Specific aims of this proposal include 1) Define the expression of stress molecules induced by latency reversal agents (LRAs) on HIV-1 reservoir cells 2) Determine the consequences of LRA exposure for NK cell phenotype and function 3) Enhance NK cell function by disabling viral immune evasion, leading to reduction of the HIV-1 reservoir. Positive results from these studies would provide the foundation for early clinical trials of a combined strategy of latency reversal and Nef blockade.

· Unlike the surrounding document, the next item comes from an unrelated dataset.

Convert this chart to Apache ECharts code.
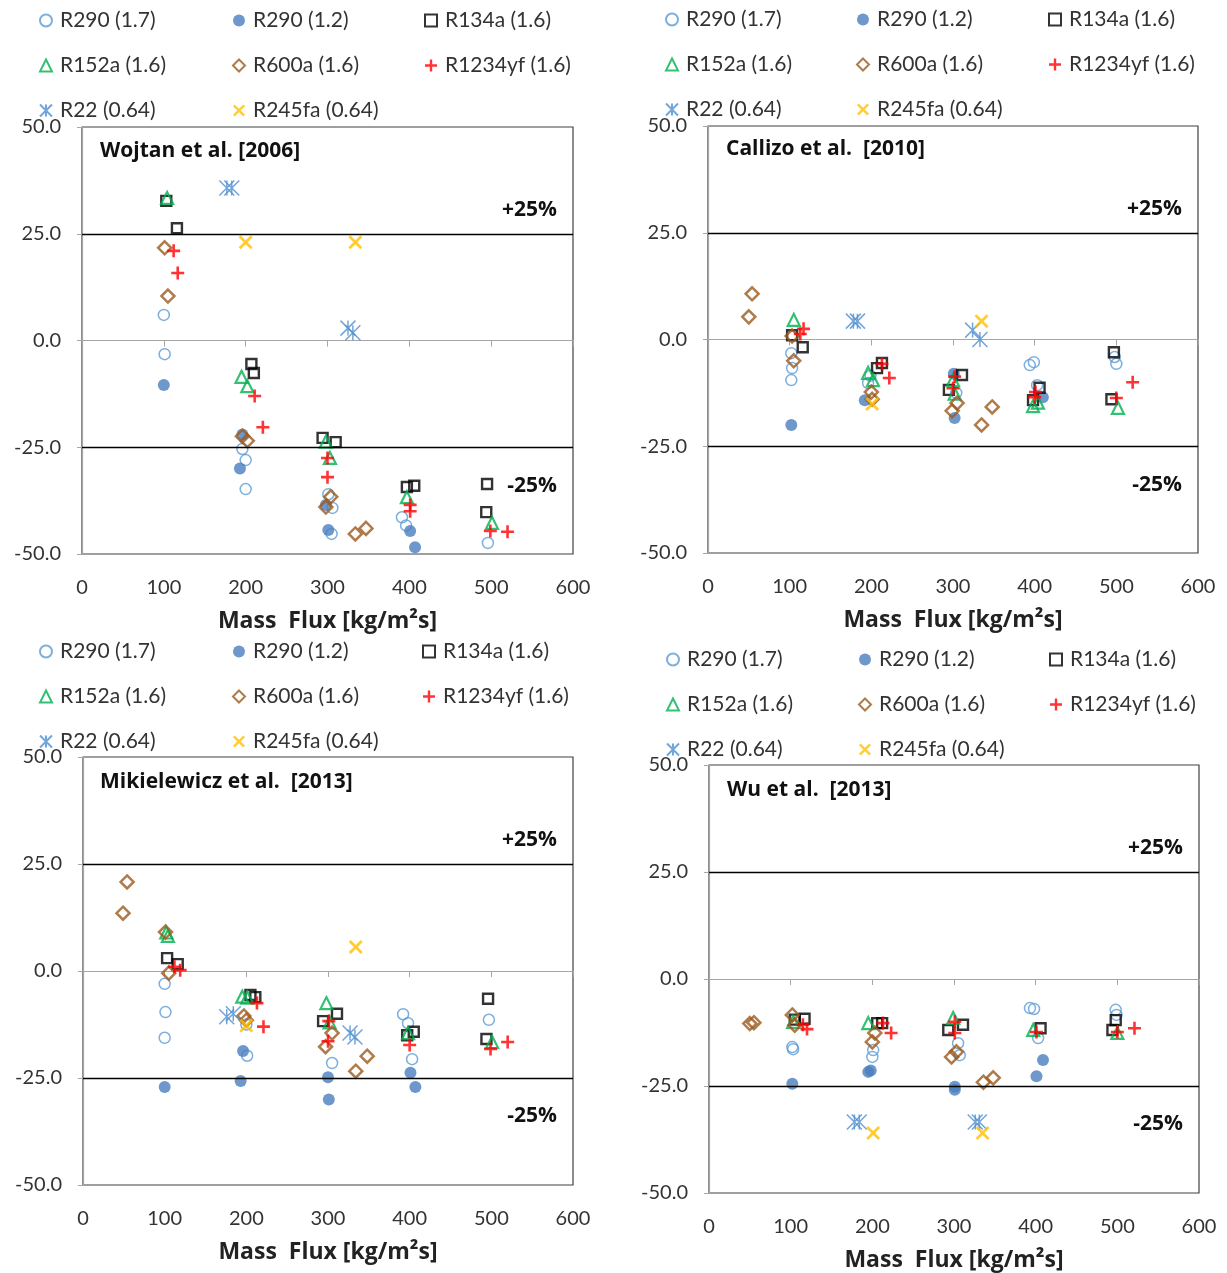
<!DOCTYPE html>
<html lang="en">
<head>
    <meta charset="utf-8">
    <title>Mass flux deviation</title>
    <style>
        html, body { margin: 0; padding: 0; background: #fff; }
        #main { width: 1227px; height: 1273px; }
    </style>
</head>
<body>
<div id="main"></div>
<script src="https://cdn.jsdelivr.net/npm/echarts@6/dist/echarts.min.js"></script>
<script>
    // series names, same order in every panel
    var refrigerants = ['R290 (1.7)', 'R290 (1.2)', 'R134a (1.6)', 'R152a (1.6)',
        'R600a (1.6)', 'R1234yf (1.6)', 'R22 (0.64)', 'R245fa (0.64)'];
    var panelTitles = ['Wojtan et al. [2006]', 'Callizo et al.  [2010]',
        'Mikielewicz et al.  [2013]', 'Wu et al.  [2013]'];
    var xTicks = [0, 100, 200, 300, 400, 500, 600];
    var yTicks = [-50, -25, 0, 25, 50];
    var bandLimits = [25, -25];
    var bandLabels = ['+25%', '-25%'];

    // [mass flux, deviation %] per refrigerant (order of refrigerants)
    var wojtan = [
        [[100, 6], [101, -3.2], [196, -25.4], [200, -28], [200, -34.8], [301, -36], [306, -39.2], [305, -45.3], [391, -41.4], [396, -43.3], [496, -47.4]],
        [[100, -10.4], [196, -22], [193, -30], [298, -38.5], [301, -44.4], [401, -44.6], [407, -48.4]],
        [[103, 32.7], [116, 26.3], [207, -5.5], [210, -7.6], [294, -22.8], [310, -23.8], [397, -34.3], [406, -34], [495, -33.6], [494, -40.2]],
        [[104, 33.4], [195, -8.5], [202, -10.7], [298, -23.7], [303, -27.5], [397, -36.7], [501, -42.7]],
        [[101, 21.7], [105, 10.4], [196, -22.4], [202, -23.5], [304, -36.6], [298, -39], [334, -45.3], [347, -44]],
        [[112, 21], [117, 15.8], [211, -13], [221, -20.3], [300, -27.5], [300, -32], [401, -38.5], [401, -40], [499, -44.6], [520, -44.8]],
        [[177, 35.7], [183, 35.7], [325, 2.9], [331, 1.8]],
        [[200, 23], [334, 23]]
    ];
    var callizo = [
        [[102, -3.2], [103, -6.7], [102, -9.5], [196, -10.2], [199, -8.5], [304, -12.5], [394, -6], [399, -5.3], [403, -10.7], [498, -4.1], [500, -5.7]],
        [[102, -20], [192, -14.2], [301, -8], [302, -18.4], [410, -13.5]],
        [[103, 1], [116, -1.8], [213, -5.5], [207, -6.7], [311, -8.3], [295, -11.8], [406, -11.3], [398, -14.2], [497, -3], [494, -14]],
        [[105, 4.6], [196, -7.8], [202, -9.5], [300, -9.5], [302, -12.7], [398, -15.6], [404, -14.8], [502, -16]],
        [[54, 10.7], [50, 5.3], [103, 0.8], [105, -5], [200, -12.3], [201, -14], [305, -14.9], [299, -16.7], [348, -15.8], [335, -20]],
        [[117, 2.5], [113, 1.3], [213, -5.7], [222, -9], [302, -8.7], [300, -11.4], [401, -12.3], [400, -13.5], [520, -10], [500, -13.7]],
        [[178, 4.3], [183, 4.3], [324, 2.2], [333, 0]],
        [[201, -15.1], [335, 4.3]]
    ];
    var mikielewicz = [
        [[100, -3], [101, -9.6], [100, -15.6], [200, -12.5], [201, -19.8], [305, -21.5], [392, -10.1], [398, -12.2], [403, -20.6], [497, -11.4]],
        [[100, -27.1], [196, -18.7], [193, -25.7], [300, -24.8], [301, -30], [401, -23.8], [407, -27.1]],
        [[103, 3], [116, 1.6], [205, -5.6], [211, -6.1], [294, -11.7], [311, -10], [405, -14.2], [397, -15], [496, -6.5], [494, -15.9]],
        [[104, 8.2], [102, 9], [195, -6], [201, -6.2], [298, -7.5], [302, -12], [398, -14.5], [501, -16.6]],
        [[54, 20.8], [49, 13.5], [101, 9.1], [105, -0.5], [197, -10.5], [200, -11.5], [305, -14.5], [297, -17.7], [334, -23.4], [348, -19.9]],
        [[112, 1], [119, 0.2], [213, -7.5], [221, -13], [301, -11.7], [300, -16.4], [400, -17.3], [499, -18.2], [520, -16.6]],
        [[176, -10.7], [184, -10], [327, -14.5], [333, -15.4]],
        [[200, -12.8], [334, 5.6]]
    ];
    var wu = [
        [[102, -15.9], [103, -16.4], [201, -16.6], [200, -18.2], [305, -15], [307, -17.8], [393, -6.8], [398, -7], [403, -13.8], [498, -7.2], [499, -8.4]],
        [[102, -24.5], [195, -21.7], [198, -21.4], [301, -25.2], [301, -25.9], [409, -18.9], [401, -22.7]],
        [[105, -9.5], [117, -9.3], [206, -10.3], [212, -10.3], [293, -11.9], [311, -10.7], [406, -11.5], [498, -9.6], [494, -11.9]],
        [[103, -10], [195, -10.3], [299, -9.1], [397, -11.9], [500, -12.6]],
        [[50, -10.4], [55, -10.2], [102, -8.4], [105, -10.8], [203, -12.6], [200, -14.7], [303, -17], [297, -18.2], [336, -24.1], [348, -23.1]],
        [[115, -10.7], [120, -11.7], [213, -10.3], [223, -12.6], [301, -10], [301, -12.6], [401, -12.4], [500, -12.4], [521, -11.5]],
        [[178, -33.4], [184, -33.4], [326, -33.4], [331, -33.4]],
        [[201, -36], [335, -36]]
    ];
    var panels = [wojtan, callizo, mikielewicz, wu];

    var FONT = 'Lato';
    var BOLD = 'Open Sans';
    var TXT = '#333';

    // marker looks, in refrigerant order
    var markers = [
        {symbol: 'circle', size: 11, style: {color: 'rgba(255,255,255,0)', borderColor: '#5B9BD5', borderWidth: 1.5}},
        {symbol: 'circle', size: 12, style: {color: '#4A7EBF', borderColor: '#4A7EBF', borderWidth: 0}},
        {symbol: 'rect', size: 10, style: {color: 'rgba(255,255,255,0)', borderColor: '#000', borderWidth: 2.4}},
        {symbol: 'triangle', size: 12, style: {color: 'rgba(255,255,255,0)', borderColor: '#00B050', borderWidth: 2.2}},
        {symbol: 'diamond', size: 13, style: {color: 'rgba(255,255,255,0)', borderColor: '#9C5A1E', borderWidth: 2.5}},
        {symbol: 'path://M4,0H6V4H10V6H6V10H4V6H0V4H4Z', size: 13, style: {color: '#FF0000', borderWidth: 0}},
        {symbol: 'path://M0,0L10,10M10,0L0,10M5,0V10', size: 15, style: {color: 'rgba(0,0,0,0)', borderColor: '#4F8FCF', borderWidth: 1.5}},
        {symbol: 'path://M1.4,0L5,3.6L8.6,0L10,1.4L6.4,5L10,8.6L8.6,10L5,6.4L1.4,10L0,8.6L3.6,5L0,1.4Z', size: 14, style: {color: '#FFC000', borderWidth: 0}}
    ];

    var grids = [
        {left: 82, top: 127, width: 491, height: 427},
        {left: 708, top: 126, width: 490, height: 427},
        {left: 83, top: 757, width: 490, height: 428},
        {left: 709, top: 765, width: 490, height: 428}
    ];
    var titlePos = [[100, 141], [726, 139], [100, 772], [727, 780]];
    // legend column lefts and top per panel
    var legendCols = [[39, 232, 424], [665, 856, 1048], [39, 232, 422], [666, 858, 1049]];
    var legendTops = [10, 9, 641, 649];
    var colItems = [[0, 3, 6], [1, 4, 7], [2, 5]];

    var myChart = echarts.init(document.getElementById('main'));

    var option = {
        backgroundColor: '#fff',
        animation: false,
        title: [],
        legend: [],
        grid: [],
        xAxis: [],
        yAxis: [],
        series: []
    };

    grids.forEach(function (g, p) {
        option.grid.push({
            left: g.left, top: g.top, width: g.width, height: g.height,
            show: true, borderColor: '#404040', borderWidth: 1.2, backgroundColor: 'transparent'
        });
        option.title.push({
            text: panelTitles[p], left: titlePos[p][0], top: titlePos[p][1], padding: 0,
            textStyle: {fontFamily: BOLD, fontSize: 21, fontWeight: 'bold', color: '#111'}
        });
        option.xAxis.push({
            gridIndex: p, type: 'value',
            min: xTicks[0], max: xTicks[xTicks.length - 1], interval: xTicks[1] - xTicks[0],
            name: 'Mass  Flux [kg/m²s]', nameLocation: 'middle', nameGap: 56,
            nameTextStyle: {fontFamily: BOLD, fontSize: 23, fontWeight: 'bold', color: '#222'},
            axisLine: {lineStyle: {color: '#A6A6A6', width: 1.2}},
            axisTick: {show: true, inside: false, length: 6, lineStyle: {color: '#A6A6A6'}},
            axisLabel: {fontFamily: FONT, fontSize: 20, color: TXT, margin: 24},
            splitLine: {show: false}
        });
        option.yAxis.push({
            gridIndex: p, type: 'value',
            min: yTicks[0], max: yTicks[yTicks.length - 1], interval: yTicks[1] - yTicks[0],
            axisLine: {show: true, lineStyle: {color: '#A6A6A6', width: 1.2}},
            axisTick: {show: true, inside: false, length: 5, lineStyle: {color: '#A6A6A6'}},
            axisLabel: {
                fontFamily: FONT, fontSize: 20, color: TXT, margin: 21,
                formatter: function (v) { return v.toFixed(1); }
            },
            splitLine: {show: false}
        });
        colItems.forEach(function (items, c) {
            option.legend.push({
                orient: 'vertical', left: legendCols[p][c], top: legendTops[p],
                padding: 0, itemGap: 24, itemWidth: 12, itemHeight: 12,
                textStyle: {fontFamily: FONT, fontSize: 21, color: TXT, lineHeight: 20, padding: [0, 0, 0, 3]},
                data: items.map(function (i) { return refrigerants[i]; })
            });
        });
        panels[p].forEach(function (pts, i) {
            var s = {
                type: 'scatter', name: refrigerants[i],
                xAxisIndex: p, yAxisIndex: p,
                symbol: markers[i].symbol, symbolSize: markers[i].size, symbolKeepAspect: true,
                itemStyle: markers[i].style,
                data: pts
            };
            if (i === 0) {
                s.markLine = {
                    silent: true, symbol: 'none', animation: false,
                    lineStyle: {color: '#000', width: 1.3, type: 'solid'},
                    data: bandLimits.map(function (v, k) {
                        return {
                            yAxis: v,
                            label: {
                                show: true, formatter: bandLabels[k],
                                position: k === 0 ? 'insideEndTop' : 'insideEndBottom',
                                distance: k === 0 ? [16, 13] : [16, 28],
                                fontFamily: BOLD, fontSize: 21, fontWeight: 'bold', color: '#111'
                            }
                        };
                    })
                };
            }
            option.series.push(s);
        });
    });

    myChart.setOption(option);
</script>
</body>
</html>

With an estimated 36.9 million people living with HIV/AIDS (World Health Organization, 2014), the burdens of ongoing treatment and residual morbidity obligate investigation into strategies to achieve eradication or functional cure. Given the ability of HIV to evade immune recognition and control, novel approaches to enhance immune targeting are essential to the success of these efforts. The proposed research will explore the strategy of blocking immune evasion to enhance immune function, offering what would be a significant advancement towards the goal of control or elimination of HIV infection.